More than 75 textile leaders gathered at this year’s Outlook® Conference to hear updates on the economy and the top issues facing the industry. The Outlook conference is organized by the U.S. Industrial & Narrow Fabric Institute and the Military Division of the Advanced Textiles Association. This year’s conference was held May 5-7 at the Wild Dunes Resort in Isle of Palms, S.C.

Military Morning

Outlook 2024 kicked off with the Military Morning and a new feature—a townhall discussion of the issues facing companies working in the military segment. Participants said some of the top challenges they are dealing with right now are labor challenges and the “feast or famine” nature of producing military products. For example, several attendees noted that there is good demand internationally right now because of ongoing fighting in other parts of the world, but less so domestically.

Other features of Military Morning included an update on the U.S. military budget from Ron Houle, founder and president of Pivot Step Consultants. He noted that while a lot has changed—war in Gaza, Red Sea shipping challenges—many of the issues, such as the war in Ukraine, continue. The ongoing use of continuing resolutions by the U.S. Congress rather than passing a full budget also make it difficult to plan on increased spending, he said.

Attendees also heard from Lisa Marie Vivino from the Defense Logistics Agency, the government agency that manages the defense supply chain for the U.S. military. Vivino discussed the new Economic Piece Index Clause in procurement contracts, which is tied directly to material costs from the BLS index. The clause is designed to make sure prices go up or down based on current costs to help account for inflation, but she did acknowledge that the index doesn’t include labor costs, a significant area of concern for textile manufacturers.

Vivino also said that DLA envisions a “PFAS-free future” at some point. She urged attendees to continue to work to remove PFAS from their products, while noting the current challenges in doing so.

Leadership Development

Popular Outlook speaker Dr. Melissa Furman returned this year with a general session on Navigating the Future Landscape of Business, followed by breakout sessions on leadership development.

Successful companies and leaders, Furman said, are always thinking about the future rather than focusing on the past or present. Embracing adaptability as a leader and an organization are only becoming more important as the world changes at a rapid pace. Work, the workforce and the workplace are all changing and successful leaders have to have a positive outlook about change.

Furman identified five key characteristics for leaders to develop individual adaptability:

  • Grit
  • Mental flexibility
  • A mindset that change is positive
  • Resilience
  • The ability to unlearn and let go of previous knowledge

It’s also important for employees to see and feel that companies are adaptable and demonstrate these five characteristics:

  • Company support for their wellbeing
  • Emotional health
  • Team support
  • Work environment
  • Management of work stress

Policy & industry updates

Attendees also heard from several other speakers offering the latest on some of the key issues impacting the industry.

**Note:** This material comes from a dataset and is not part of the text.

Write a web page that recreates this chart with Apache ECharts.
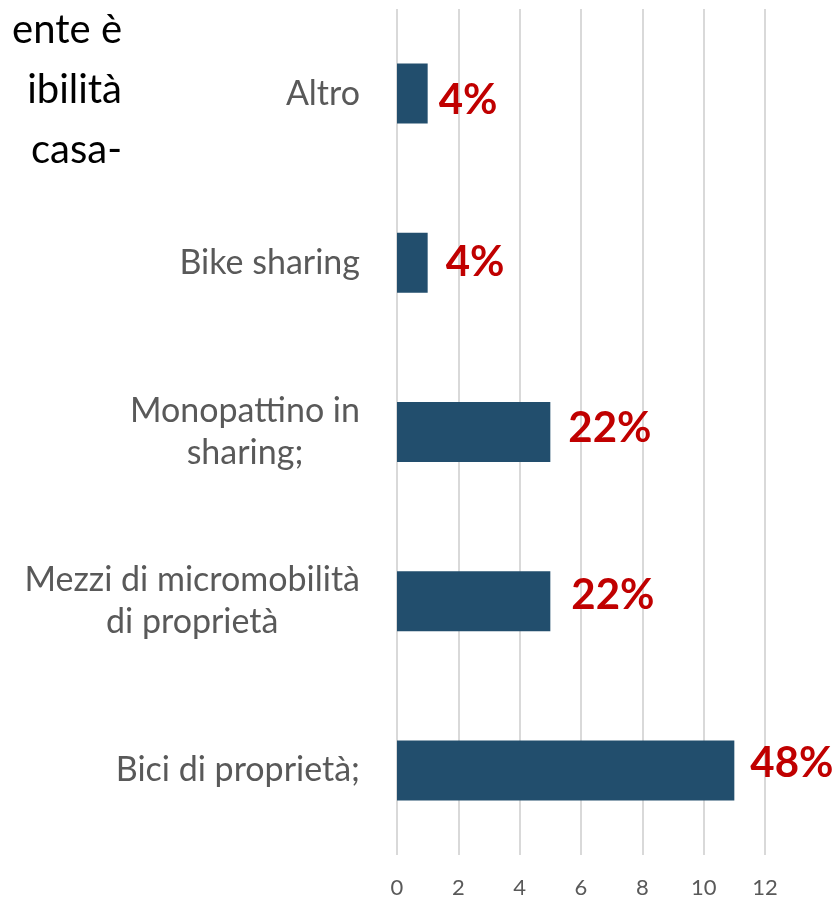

Sara Beatty, president of Whitehaven Trade Advisors, presented an update on Washington policy and advocacy efforts by the USINFI.

Those efforts are highlighted by the recent Advocacy Days in March but continue throughout the year. Some of the top issues USINFI is currently working on include protecting the Berry Amendment, supporting action on de minimis and other trade issues, and urging a science-based approach to regulation of PFAS.

Roger Tutterow, Ph.D., professor of economics at Kennesaw State University, returned to Outlook again this year as well. In his economic update, he noted that the chance of a recession is still there, even if it doesn’t seem as likely as it did a year ago.

The labor market continues to be challenging as well. As much as people may be tired of hearing about COVID, it’s impossible to deny the impact it has had on the labor situation, he said.

“You can’t lose 22 million jobs and not expect to feel the results for several years,” he said.

The job surplus is shrinking, though. In 2021, there were about 12.2 million open jobs in the United States, compared to 8.4 million now. The U.S. averages about 7 million openings in good economic times, and that difference could be made up by the roughly 2 million people who still aren’t in the workforce.

Outlook 2025 dates and location will be announced soon.